> _EXERCISE REQUIREMENTS_
Output the first line of the listing and each line after it, up to and including the line that contains "const xLimitsRow4 = [-5.498, 2.646];", exactly as written, minus the pictures.

━━━━

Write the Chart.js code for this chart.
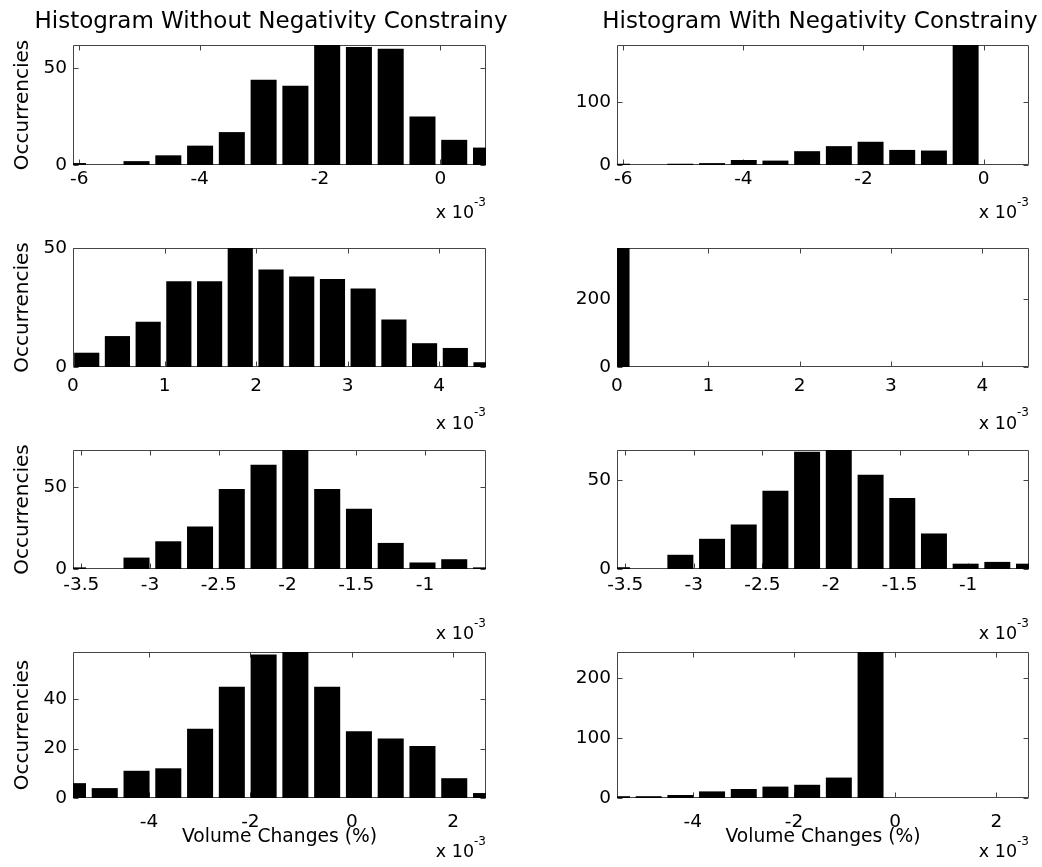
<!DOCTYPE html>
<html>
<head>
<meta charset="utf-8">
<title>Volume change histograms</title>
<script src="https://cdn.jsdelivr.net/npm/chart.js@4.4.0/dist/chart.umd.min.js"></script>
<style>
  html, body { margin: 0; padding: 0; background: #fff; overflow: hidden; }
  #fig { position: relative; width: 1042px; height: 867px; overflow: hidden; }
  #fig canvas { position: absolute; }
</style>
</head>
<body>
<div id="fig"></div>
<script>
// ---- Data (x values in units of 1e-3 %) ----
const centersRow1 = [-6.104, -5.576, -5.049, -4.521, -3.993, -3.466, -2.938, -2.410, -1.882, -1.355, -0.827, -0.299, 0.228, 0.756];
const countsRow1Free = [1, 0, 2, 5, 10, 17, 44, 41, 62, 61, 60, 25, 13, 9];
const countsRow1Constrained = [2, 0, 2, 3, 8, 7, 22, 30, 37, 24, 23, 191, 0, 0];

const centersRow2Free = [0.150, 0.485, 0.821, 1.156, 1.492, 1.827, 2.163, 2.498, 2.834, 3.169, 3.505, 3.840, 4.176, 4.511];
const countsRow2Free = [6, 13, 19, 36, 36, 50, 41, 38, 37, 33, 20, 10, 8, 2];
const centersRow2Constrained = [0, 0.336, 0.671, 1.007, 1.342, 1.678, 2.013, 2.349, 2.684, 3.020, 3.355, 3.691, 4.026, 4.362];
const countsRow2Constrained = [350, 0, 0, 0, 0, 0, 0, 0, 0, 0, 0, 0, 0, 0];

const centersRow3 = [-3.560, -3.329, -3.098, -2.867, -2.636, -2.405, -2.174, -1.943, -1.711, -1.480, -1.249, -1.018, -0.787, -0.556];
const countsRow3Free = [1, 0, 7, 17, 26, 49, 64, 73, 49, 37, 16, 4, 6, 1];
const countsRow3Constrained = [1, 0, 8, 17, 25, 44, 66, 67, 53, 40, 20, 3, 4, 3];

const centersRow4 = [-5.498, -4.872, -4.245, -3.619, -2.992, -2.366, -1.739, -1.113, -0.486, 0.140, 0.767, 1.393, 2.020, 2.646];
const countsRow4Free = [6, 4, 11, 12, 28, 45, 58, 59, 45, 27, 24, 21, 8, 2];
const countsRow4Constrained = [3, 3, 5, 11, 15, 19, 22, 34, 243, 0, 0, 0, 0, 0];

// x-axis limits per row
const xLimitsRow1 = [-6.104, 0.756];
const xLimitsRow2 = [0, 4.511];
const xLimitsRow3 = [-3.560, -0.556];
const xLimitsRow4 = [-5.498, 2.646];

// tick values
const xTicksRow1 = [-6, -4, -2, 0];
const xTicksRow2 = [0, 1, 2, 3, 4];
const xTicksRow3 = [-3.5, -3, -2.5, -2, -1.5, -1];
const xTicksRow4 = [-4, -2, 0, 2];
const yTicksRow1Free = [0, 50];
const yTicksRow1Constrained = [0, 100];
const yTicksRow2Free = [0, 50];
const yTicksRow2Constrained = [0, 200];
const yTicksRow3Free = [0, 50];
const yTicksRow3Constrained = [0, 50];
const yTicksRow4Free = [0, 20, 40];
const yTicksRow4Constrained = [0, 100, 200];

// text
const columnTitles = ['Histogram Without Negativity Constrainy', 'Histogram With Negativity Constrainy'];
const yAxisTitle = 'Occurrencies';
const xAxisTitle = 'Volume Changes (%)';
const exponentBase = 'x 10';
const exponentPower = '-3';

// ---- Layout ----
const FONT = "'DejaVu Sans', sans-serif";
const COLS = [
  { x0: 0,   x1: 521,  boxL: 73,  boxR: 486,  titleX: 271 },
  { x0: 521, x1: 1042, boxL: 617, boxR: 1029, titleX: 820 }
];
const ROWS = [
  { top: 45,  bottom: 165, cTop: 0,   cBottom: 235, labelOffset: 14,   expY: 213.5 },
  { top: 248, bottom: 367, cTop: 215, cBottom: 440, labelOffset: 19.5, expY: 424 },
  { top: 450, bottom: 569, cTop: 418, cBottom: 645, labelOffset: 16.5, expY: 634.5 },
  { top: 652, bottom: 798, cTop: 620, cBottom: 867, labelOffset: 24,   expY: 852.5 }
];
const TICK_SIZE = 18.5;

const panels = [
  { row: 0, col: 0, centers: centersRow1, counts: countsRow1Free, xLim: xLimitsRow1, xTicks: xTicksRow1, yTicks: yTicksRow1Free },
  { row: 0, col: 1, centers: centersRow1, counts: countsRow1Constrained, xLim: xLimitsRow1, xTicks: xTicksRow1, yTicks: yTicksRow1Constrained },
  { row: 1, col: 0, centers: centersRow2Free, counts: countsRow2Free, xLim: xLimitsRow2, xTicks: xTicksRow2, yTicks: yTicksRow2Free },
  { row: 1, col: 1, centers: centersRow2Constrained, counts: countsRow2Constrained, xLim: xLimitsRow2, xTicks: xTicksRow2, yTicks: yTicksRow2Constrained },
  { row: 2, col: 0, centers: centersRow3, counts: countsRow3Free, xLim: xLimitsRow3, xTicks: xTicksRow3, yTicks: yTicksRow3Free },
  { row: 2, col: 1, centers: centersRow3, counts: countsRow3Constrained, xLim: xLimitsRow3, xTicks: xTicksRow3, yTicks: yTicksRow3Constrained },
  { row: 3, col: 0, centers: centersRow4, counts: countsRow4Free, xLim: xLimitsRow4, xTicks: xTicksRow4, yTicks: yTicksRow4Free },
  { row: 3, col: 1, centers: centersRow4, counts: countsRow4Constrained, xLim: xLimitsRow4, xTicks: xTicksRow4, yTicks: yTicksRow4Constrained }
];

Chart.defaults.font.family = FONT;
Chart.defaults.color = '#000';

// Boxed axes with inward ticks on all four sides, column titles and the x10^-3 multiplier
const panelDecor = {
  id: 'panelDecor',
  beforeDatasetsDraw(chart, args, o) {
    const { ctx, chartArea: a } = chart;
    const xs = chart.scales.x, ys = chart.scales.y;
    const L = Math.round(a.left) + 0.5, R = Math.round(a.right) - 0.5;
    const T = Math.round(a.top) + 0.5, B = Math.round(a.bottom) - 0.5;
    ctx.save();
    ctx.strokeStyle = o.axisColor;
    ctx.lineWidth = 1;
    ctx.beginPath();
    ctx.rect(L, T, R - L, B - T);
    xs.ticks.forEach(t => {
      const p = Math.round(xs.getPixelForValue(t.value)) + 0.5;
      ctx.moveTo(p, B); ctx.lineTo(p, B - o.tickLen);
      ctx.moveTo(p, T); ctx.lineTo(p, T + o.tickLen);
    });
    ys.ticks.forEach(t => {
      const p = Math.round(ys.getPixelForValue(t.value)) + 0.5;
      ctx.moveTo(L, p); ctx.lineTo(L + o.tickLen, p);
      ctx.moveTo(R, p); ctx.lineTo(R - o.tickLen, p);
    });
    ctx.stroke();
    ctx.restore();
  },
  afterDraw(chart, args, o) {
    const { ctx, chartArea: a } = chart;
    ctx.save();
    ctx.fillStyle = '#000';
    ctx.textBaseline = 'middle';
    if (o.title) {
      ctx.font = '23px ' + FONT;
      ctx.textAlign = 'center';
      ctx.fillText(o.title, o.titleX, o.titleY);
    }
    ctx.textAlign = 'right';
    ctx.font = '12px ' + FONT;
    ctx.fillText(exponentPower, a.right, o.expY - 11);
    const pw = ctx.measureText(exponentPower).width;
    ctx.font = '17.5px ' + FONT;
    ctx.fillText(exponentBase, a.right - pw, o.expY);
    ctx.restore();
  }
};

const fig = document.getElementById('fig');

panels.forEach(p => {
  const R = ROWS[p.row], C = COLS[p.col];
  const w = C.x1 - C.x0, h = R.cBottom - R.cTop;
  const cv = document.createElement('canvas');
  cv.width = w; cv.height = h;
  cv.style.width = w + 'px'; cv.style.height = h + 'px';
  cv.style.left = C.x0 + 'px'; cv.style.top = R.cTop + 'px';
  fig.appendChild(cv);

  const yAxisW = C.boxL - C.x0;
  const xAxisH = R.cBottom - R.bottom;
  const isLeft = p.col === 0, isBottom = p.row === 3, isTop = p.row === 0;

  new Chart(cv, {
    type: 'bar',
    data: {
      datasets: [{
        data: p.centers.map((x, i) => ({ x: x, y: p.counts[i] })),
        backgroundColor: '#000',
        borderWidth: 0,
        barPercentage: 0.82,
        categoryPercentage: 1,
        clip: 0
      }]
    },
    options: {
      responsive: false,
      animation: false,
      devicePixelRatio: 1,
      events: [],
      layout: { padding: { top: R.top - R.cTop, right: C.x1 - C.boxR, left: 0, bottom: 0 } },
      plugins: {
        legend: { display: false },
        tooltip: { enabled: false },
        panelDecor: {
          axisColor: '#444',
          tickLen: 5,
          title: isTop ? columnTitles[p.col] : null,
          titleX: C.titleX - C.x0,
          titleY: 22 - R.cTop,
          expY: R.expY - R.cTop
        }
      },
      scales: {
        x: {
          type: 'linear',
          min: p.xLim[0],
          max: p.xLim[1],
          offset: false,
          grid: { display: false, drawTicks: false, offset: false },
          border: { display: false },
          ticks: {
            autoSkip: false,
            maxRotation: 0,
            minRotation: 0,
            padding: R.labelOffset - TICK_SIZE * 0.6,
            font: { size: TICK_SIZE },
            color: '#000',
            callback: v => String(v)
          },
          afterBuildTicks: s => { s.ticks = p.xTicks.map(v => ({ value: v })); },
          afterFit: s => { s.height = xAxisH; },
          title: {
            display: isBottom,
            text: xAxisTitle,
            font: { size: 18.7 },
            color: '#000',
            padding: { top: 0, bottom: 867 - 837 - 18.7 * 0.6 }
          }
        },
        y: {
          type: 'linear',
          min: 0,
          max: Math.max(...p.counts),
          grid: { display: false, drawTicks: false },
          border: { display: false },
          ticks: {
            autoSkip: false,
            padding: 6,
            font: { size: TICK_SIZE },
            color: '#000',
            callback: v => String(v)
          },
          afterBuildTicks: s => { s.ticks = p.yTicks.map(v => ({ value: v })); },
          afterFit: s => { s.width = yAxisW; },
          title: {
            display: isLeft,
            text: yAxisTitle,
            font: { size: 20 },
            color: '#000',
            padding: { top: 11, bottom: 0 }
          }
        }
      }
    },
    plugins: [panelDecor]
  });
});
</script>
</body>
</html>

━━━━

> _THE RESPONSE_
Write the Chart.js code for this chart.
<!DOCTYPE html>
<html>
<head>
<meta charset="utf-8">
<title>Volume change histograms</title>
<script src="https://cdn.jsdelivr.net/npm/chart.js@4.4.0/dist/chart.umd.min.js"></script>
<style>
  html, body { margin: 0; padding: 0; background: #fff; overflow: hidden; }
  #fig { position: relative; width: 1042px; height: 867px; overflow: hidden; }
  #fig canvas { position: absolute; }
</style>
</head>
<body>
<div id="fig"></div>
<script>
// ---- Data (x values in units of 1e-3 %) ----
const centersRow1 = [-6.104, -5.576, -5.049, -4.521, -3.993, -3.466, -2.938, -2.410, -1.882, -1.355, -0.827, -0.299, 0.228, 0.756];
const countsRow1Free = [1, 0, 2, 5, 10, 17, 44, 41, 62, 61, 60, 25, 13, 9];
const countsRow1Constrained = [2, 0, 2, 3, 8, 7, 22, 30, 37, 24, 23, 191, 0, 0];

const centersRow2Free = [0.150, 0.485, 0.821, 1.156, 1.492, 1.827, 2.163, 2.498, 2.834, 3.169, 3.505, 3.840, 4.176, 4.511];
const countsRow2Free = [6, 13, 19, 36, 36, 50, 41, 38, 37, 33, 20, 10, 8, 2];
const centersRow2Constrained = [0, 0.336, 0.671, 1.007, 1.342, 1.678, 2.013, 2.349, 2.684, 3.020, 3.355, 3.691, 4.026, 4.362];
const countsRow2Constrained = [350, 0, 0, 0, 0, 0, 0, 0, 0, 0, 0, 0, 0, 0];

const centersRow3 = [-3.560, -3.329, -3.098, -2.867, -2.636, -2.405, -2.174, -1.943, -1.711, -1.480, -1.249, -1.018, -0.787, -0.556];
const countsRow3Free = [1, 0, 7, 17, 26, 49, 64, 73, 49, 37, 16, 4, 6, 1];
const countsRow3Constrained = [1, 0, 8, 17, 25, 44, 66, 67, 53, 40, 20, 3, 4, 3];

const centersRow4 = [-5.498, -4.872, -4.245, -3.619, -2.992, -2.366, -1.739, -1.113, -0.486, 0.140, 0.767, 1.393, 2.020, 2.646];
const countsRow4Free = [6, 4, 11, 12, 28, 45, 58, 59, 45, 27, 24, 21, 8, 2];
const countsRow4Constrained = [3, 3, 5, 11, 15, 19, 22, 34, 243, 0, 0, 0, 0, 0];

// x-axis limits per row
const xLimitsRow1 = [-6.104, 0.756];
const xLimitsRow2 = [0, 4.511];
const xLimitsRow3 = [-3.560, -0.556];
const xLimitsRow4 = [-5.498, 2.646];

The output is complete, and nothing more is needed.